#### OBJECTIVE
Reproduce the material below line by line, beginning with its first line and ending with the line that contains "from matplotlib.ticker import FuncFormatter"; leave out pictures.

#### SOURCE MATERIAL
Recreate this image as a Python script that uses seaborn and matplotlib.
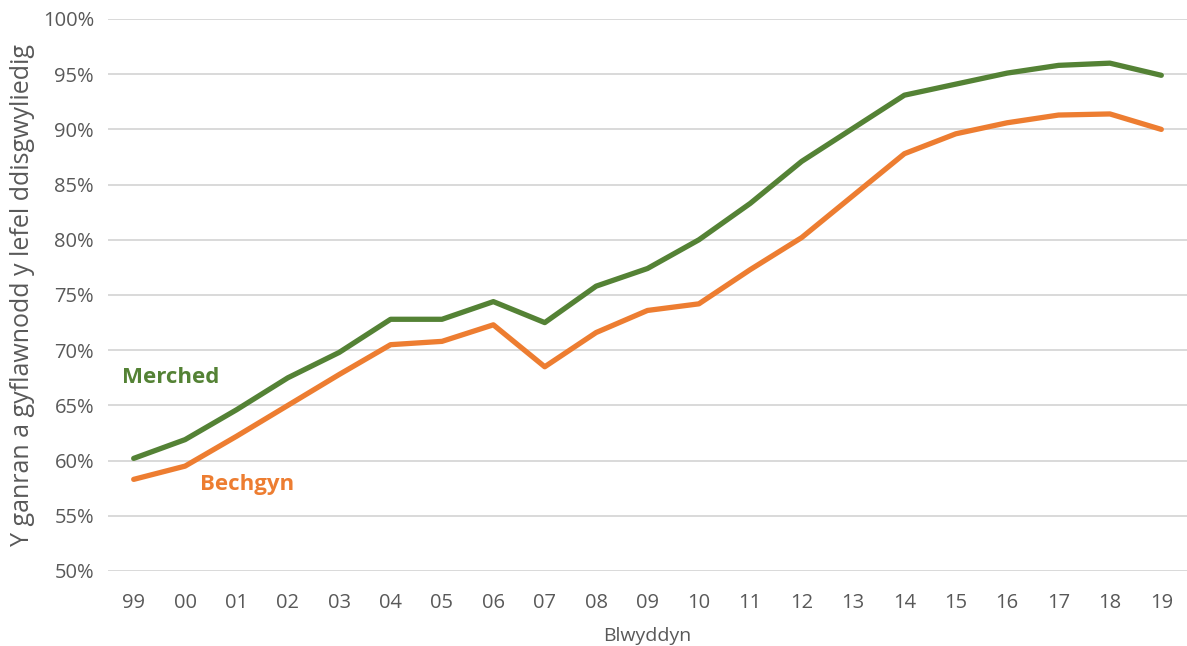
import numpy as np
import pandas as pd
import seaborn as sns
import matplotlib.pyplot as plt
from matplotlib.ticker import FuncFormatter

years = ['99', '00', '01', '02', '03', '04', '05', '06', '07', '08', '09',
         '10', '11', '12', '13', '14', '15', '16', '17', '18', '19']
merched = [60.2, 61.9, 64.6, 67.5, 69.8, 72.8, 72.8, 74.4, 72.5, 75.8, 77.4,
           80.0, 83.3, 87.1, 90.1, 93.1, 94.1, 95.1, 95.8, 96.0, 94.9]
bechgyn = [58.3, 59.5, 62.2, 65.0, 67.8, 70.5, 70.8, 72.3, 68.5, 71.6, 73.6,
           74.2, 77.3, 80.2, 84.0, 87.8, 89.6, 90.6, 91.3, 91.4, 90.0]

green = '#548235'
orange = '#ED7D31'
grey = '#595959'

df = pd.DataFrame({
    'pos': list(range(len(years))) * 2,
    'value': merched + bechgyn,
    'group': ['Merched'] * len(years) + ['Bechgyn'] * len(years),
})

sns.set_style('white')
plt.rcParams['font.family'] = ['Open Sans', 'DejaVu Sans']

fig = plt.figure(figsize=(11.87, 6.46), dpi=100)
ax = fig.add_axes([108 / 1187, 1 - 571 / 646, (1187 - 108) / 1187, (571 - 19) / 646])

sns.lineplot(data=df, x='pos', y='value', hue='group',
             palette={'Merched': green, 'Bechgyn': orange},
             linewidth=3.8, legend=False, ax=ax)
for line in ax.lines:
    line.set_solid_joinstyle('round')
    line.set_solid_capstyle('round')

ax.set_xlim(-0.5, len(years) - 0.5)
ax.set_ylim(50, 100)
ax.set_yticks(np.arange(50, 101, 5))
ax.yaxis.set_major_formatter(FuncFormatter(lambda v, p: f'{v:.0f}%'))
ax.set_xticks(range(len(years)))
ax.set_xticklabels(years)

ax.grid(axis='y', color='#D9D9D9', linewidth=1.4)
ax.set_axisbelow(True)
for s in ax.spines.values():
    s.set_visible(False)
ax.tick_params(axis='both', length=0, labelsize=14.5, colors=grey, pad=10)
ax.tick_params(axis='x', pad=16)

ax.set_xlabel('Blwyddyn', fontsize=14, color=grey, labelpad=10)
ax.set_ylabel('Y ganran a gyflawnodd y lefel ddisgwyliedig', fontsize=18,
              color=grey, labelpad=6)

ax.text(-0.23, 67.5, 'Merched', color=green, fontsize=16, fontweight='bold',
        ha='left', va='center')
ax.text(1.3, 57.8, 'Bechgyn', color=orange, fontsize=16, fontweight='bold',
        ha='left', va='center')

fig.savefig('out.png', dpi=100)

#### EXERCISE RESULT
Recreate this image as a Python script that uses seaborn and matplotlib.
import numpy as np
import pandas as pd
import seaborn as sns
import matplotlib.pyplot as plt
from matplotlib.ticker import FuncFormatter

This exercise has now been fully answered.